# What the exercise asks
Take the lines from the head of the listing through the one bearing "const xTicks = [-600, -400, -200, 0, 200, 400, 600];" and copy them exactly, leaving every picture out.

# Supplied information
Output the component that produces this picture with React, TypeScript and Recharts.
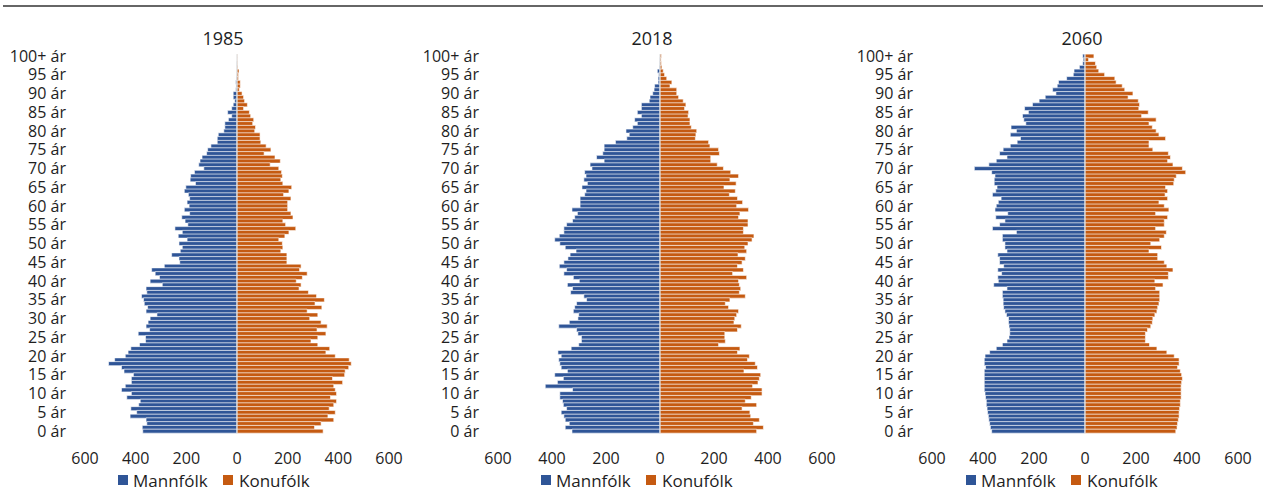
import React from 'react';
import { BarChart, Bar, XAxis, YAxis, ReferenceLine } from 'recharts';

const ages: string[] = Array.from({ length: 101 }, (_, i) => (i === 100 ? '100+ ár' : `${i} ár`));
const xTicks = [-600, -400, -200, 0, 200, 400, 600];

// values listed from age 0 to age 100+
const male1985 = [372, 374, 356, 359, 422, 396, 419, 388, 382, 435, 417, 456, 441, 417, 417, 409, 446, 456, 507, 483, 441, 430, 419, 385, 361, 361, 390, 345, 359, 351, 343, 316, 359, 353, 366, 369, 377, 356, 359, 295, 343, 306, 323, 337, 287, 226, 229, 258, 224, 216, 229, 197, 232, 216, 245, 194, 205, 218, 187, 208, 189, 197, 187, 192, 208, 202, 164, 185, 183, 168, 131, 151, 146, 138, 120, 116, 103, 78, 78, 74, 52, 48, 48, 34, 21, 37, 21, 15, 9, 15, 15, 5, 4, 5, 3, 2, 1, 1, 1, 0, 0];
const female1985 = [340, 306, 332, 382, 359, 388, 364, 382, 393, 369, 393, 388, 382, 417, 377, 425, 427, 441, 451, 443, 388, 351, 366, 319, 292, 319, 351, 316, 356, 332, 287, 319, 277, 335, 308, 345, 314, 282, 245, 253, 234, 258, 277, 247, 253, 197, 197, 197, 173, 181, 179, 165, 189, 205, 232, 192, 181, 221, 213, 200, 200, 200, 213, 184, 205, 216, 181, 173, 179, 176, 165, 131, 171, 150, 107, 134, 115, 94, 91, 91, 70, 73, 62, 66, 54, 49, 26, 41, 30, 26, 20, 9, 13, 13, 6, 6, 8, 3, 2, 1, 1];
const male2018 = [326, 351, 336, 351, 356, 366, 346, 358, 361, 371, 371, 324, 425, 380, 358, 390, 343, 366, 371, 375, 366, 378, 329, 301, 291, 291, 304, 309, 375, 336, 304, 301, 321, 316, 309, 272, 282, 331, 324, 343, 299, 321, 356, 346, 373, 356, 341, 333, 311, 351, 371, 390, 373, 356, 356, 346, 324, 316, 306, 326, 296, 296, 296, 279, 274, 289, 269, 282, 274, 279, 252, 259, 207, 235, 212, 207, 207, 165, 123, 114, 126, 101, 84, 94, 69, 84, 69, 69, 40, 37, 27, 22, 20, 7, 7, 5, 10, 3, 2, 1, 0];
const female2018 = [358, 383, 346, 368, 336, 333, 304, 358, 316, 338, 378, 378, 343, 363, 368, 373, 311, 361, 353, 324, 331, 287, 296, 217, 242, 240, 240, 287, 301, 274, 277, 284, 291, 254, 242, 259, 316, 294, 299, 294, 291, 321, 269, 309, 287, 304, 316, 289, 321, 314, 326, 341, 348, 309, 309, 326, 326, 291, 296, 328, 284, 306, 287, 257, 279, 237, 282, 259, 291, 262, 235, 212, 188, 188, 220, 217, 185, 180, 131, 133, 136, 116, 111, 111, 104, 106, 91, 96, 86, 69, 62, 62, 37, 44, 25, 17, 12, 7, 5, 4, 5];
const male2060 = [366, 371, 374, 377, 379, 382, 384, 387, 387, 390, 392, 395, 395, 395, 395, 395, 395, 390, 395, 395, 392, 374, 348, 324, 306, 298, 295, 295, 298, 300, 300, 308, 314, 319, 321, 321, 324, 324, 306, 358, 340, 342, 327, 342, 319, 335, 335, 342, 306, 314, 314, 324, 324, 269, 363, 335, 314, 350, 303, 353, 348, 340, 329, 363, 350, 345, 356, 356, 353, 366, 434, 377, 348, 306, 335, 321, 293, 266, 253, 293, 269, 290, 232, 240, 245, 222, 237, 206, 180, 156, 114, 127, 109, 104, 72, 46, 43, 22, 9, 7, 9];
const female2060 = [356, 361, 363, 366, 369, 369, 371, 374, 374, 377, 377, 377, 377, 379, 382, 379, 374, 363, 369, 369, 350, 321, 282, 253, 237, 237, 237, 245, 258, 264, 266, 274, 282, 285, 290, 293, 293, 293, 277, 306, 274, 327, 327, 345, 321, 311, 285, 285, 251, 300, 258, 293, 311, 319, 277, 311, 311, 324, 277, 329, 311, 290, 324, 314, 324, 316, 348, 350, 358, 395, 382, 345, 324, 335, 327, 266, 251, 251, 316, 290, 279, 264, 251, 279, 222, 248, 211, 214, 209, 169, 188, 156, 146, 122, 117, 77, 54, 46, 41, 14, 35];

const BLUE = '#2F5597';
const ORANGE = '#C55A11';
const TEXT = '#1e1e1e';
const FONT = '"Open Sans", "Noto Sans", sans-serif';

type PanelProps = {
  male: number[];
  female: number[];
  left: number;
  width: number;
  plotLeft: number;
  plotRight: number;
};

function Pyramid({ male, female, left, width, plotLeft, plotRight }: PanelProps) {
  const data = ages.map((a, i) => ({ age: a, m: -male[i], f: female[i] })).reverse();
  return (
    <div style={{ position: 'absolute', left, top: 0, width, height: 492 }}>
      <BarChart
        width={width}
        height={492}
        data={data}
        layout="vertical"
        stackOffset="sign"
        barCategoryGap={0}
        margin={{ top: 54.1, bottom: 29.1, left: 0, right: width - (plotRight - left) }}
      >
        <XAxis
          type="number"
          domain={[-600, 600]}
          ticks={xTicks}
          allowDataOverflow
          tickFormatter={(v: number) => String(Math.abs(v))}
          axisLine={false}
          tickLine={false}
          tickSize={0}
          tickMargin={20}
          height={30}
          tick={{ fontSize: 16, fill: TEXT, fontFamily: FONT }}
        />
        <YAxis
          type="category"
          dataKey="age"
          interval={4}
          width={plotLeft - left}
          axisLine={false}
          tickLine={false}
          tickSize={0}
          tickMargin={19}
          tick={{ fontSize: 16, fill: TEXT, fontFamily: FONT }}
        />
        <Bar dataKey="m" stackId="a" fill={BLUE} stroke="#ffffff" strokeWidth={0.6} isAnimationActive={false} />
        <Bar dataKey="f" stackId="a" fill={ORANGE} stroke="#ffffff" strokeWidth={0.6} isAnimationActive={false} />
        <ReferenceLine x={0} stroke="#d9d9d9" strokeWidth={1} />
      </BarChart>
    </div>
  );
}

const titles = [
  { text: '1985', x: 223 },
  { text: '2018', x: 652 },
  { text: '2060', x: 1082 },
];
const legendStarts = [118, 541, 966];

export default function App() {
  return (
    <div style={{ position: 'relative', width: 1263, height: 492, background: '#fff', fontFamily: FONT, overflow: 'hidden' }}>
      <style>{'body{margin:0}'}</style>
      <Pyramid male={male1985} female={female1985} left={0} width={430} plotLeft={85} plotRight={389} />
      <Pyramid male={male2018} female={female2018} left={420} width={436} plotLeft={498} plotRight={822} />
      <Pyramid male={male2060} female={female2060} left={840} width={423} plotLeft={932} plotRight={1238} />
      <svg width={1263} height={492} style={{ position: 'absolute', left: 0, top: 0, pointerEvents: 'none' }}>
        <line x1={3} x2={1263} y1={6} y2={6} stroke="#333" strokeWidth={1.6} />
        {titles.map((t) => (
          <text key={t.text} x={t.x} y={45} textAnchor="middle" fontSize={18} fill={TEXT} fontFamily={FONT}>
            {t.text}
          </text>
        ))}
        {legendStarts.map((lx) => (
          <g key={lx}>
            <rect x={lx} y={475} width={10} height={10} fill={BLUE} />
            <text x={lx + 15} y={487} fontSize={17} fill={TEXT} fontFamily={FONT}>Mannfólk</text>
            <rect x={lx + 105} y={475} width={10} height={10} fill={ORANGE} />
            <text x={lx + 121} y={487} fontSize={17} fill={TEXT} fontFamily={FONT}>Konufólk</text>
          </g>
        ))}
      </svg>
    </div>
  );
}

# Solution to this exercise
Output the component that produces this picture with React, TypeScript and Recharts.
import React from 'react';
import { BarChart, Bar, XAxis, YAxis, ReferenceLine } from 'recharts';

const ages: string[] = Array.from({ length: 101 }, (_, i) => (i === 100 ? '100+ ár' : `${i} ár`));
const xTicks = [-600, -400, -200, 0, 200, 400, 600];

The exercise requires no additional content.